* START DATA SUPPLIED *

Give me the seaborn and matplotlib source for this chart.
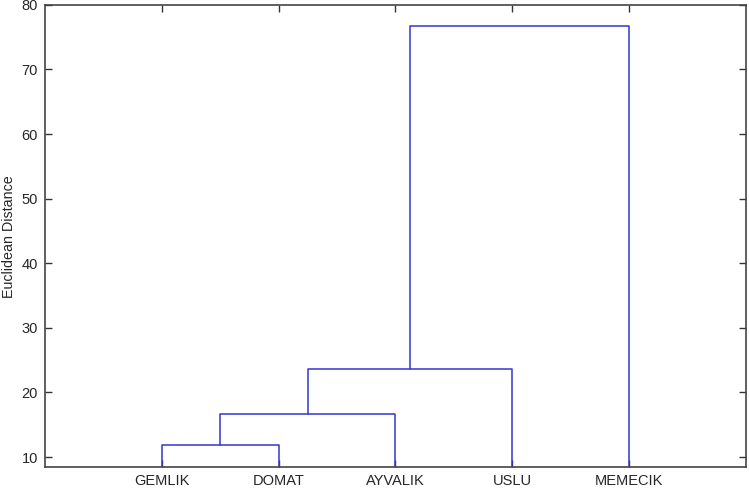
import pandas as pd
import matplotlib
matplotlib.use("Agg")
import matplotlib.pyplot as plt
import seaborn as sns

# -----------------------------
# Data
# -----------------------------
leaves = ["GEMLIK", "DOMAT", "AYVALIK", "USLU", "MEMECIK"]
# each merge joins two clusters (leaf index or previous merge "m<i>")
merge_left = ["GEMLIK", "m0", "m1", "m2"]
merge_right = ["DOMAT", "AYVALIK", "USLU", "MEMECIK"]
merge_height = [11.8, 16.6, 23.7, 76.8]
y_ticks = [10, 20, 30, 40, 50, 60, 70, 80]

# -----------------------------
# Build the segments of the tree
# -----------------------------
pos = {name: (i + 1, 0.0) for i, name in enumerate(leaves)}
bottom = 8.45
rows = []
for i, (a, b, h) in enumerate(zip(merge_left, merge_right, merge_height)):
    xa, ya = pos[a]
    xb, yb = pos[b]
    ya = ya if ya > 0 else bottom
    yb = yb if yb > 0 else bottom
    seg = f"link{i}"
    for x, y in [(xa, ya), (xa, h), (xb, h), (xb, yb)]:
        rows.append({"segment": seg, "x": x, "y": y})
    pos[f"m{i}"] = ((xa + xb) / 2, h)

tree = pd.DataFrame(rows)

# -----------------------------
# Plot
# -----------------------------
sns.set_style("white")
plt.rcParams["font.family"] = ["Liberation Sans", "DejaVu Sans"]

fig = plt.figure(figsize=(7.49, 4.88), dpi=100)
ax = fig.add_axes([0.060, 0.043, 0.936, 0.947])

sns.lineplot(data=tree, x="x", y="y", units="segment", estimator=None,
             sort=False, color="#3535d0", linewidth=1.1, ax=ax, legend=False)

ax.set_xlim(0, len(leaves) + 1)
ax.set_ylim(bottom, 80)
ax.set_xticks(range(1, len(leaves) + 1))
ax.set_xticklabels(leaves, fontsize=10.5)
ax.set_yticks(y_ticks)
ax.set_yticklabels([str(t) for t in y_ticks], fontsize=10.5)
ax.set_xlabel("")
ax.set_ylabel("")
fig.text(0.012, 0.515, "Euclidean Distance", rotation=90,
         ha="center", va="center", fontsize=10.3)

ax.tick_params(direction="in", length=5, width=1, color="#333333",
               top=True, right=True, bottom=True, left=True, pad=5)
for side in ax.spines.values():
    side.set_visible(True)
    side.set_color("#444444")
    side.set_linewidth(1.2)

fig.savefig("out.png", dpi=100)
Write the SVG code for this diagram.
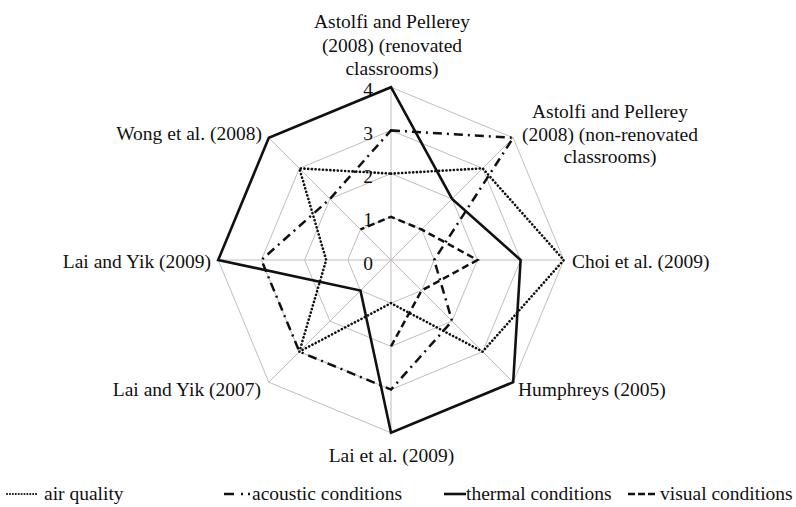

* END DATA SUPPLIED *

WHAT TO PRODUCE: Beginning with the first line of the records above, extract each line exactly through the line that holds "import seaborn as sns", both ends included. Omit pictures.

SOLUTION TO THIS PROBLEM:
Give me the seaborn and matplotlib source for this chart.
import pandas as pd
import matplotlib
matplotlib.use("Agg")
import matplotlib.pyplot as plt
import seaborn as sns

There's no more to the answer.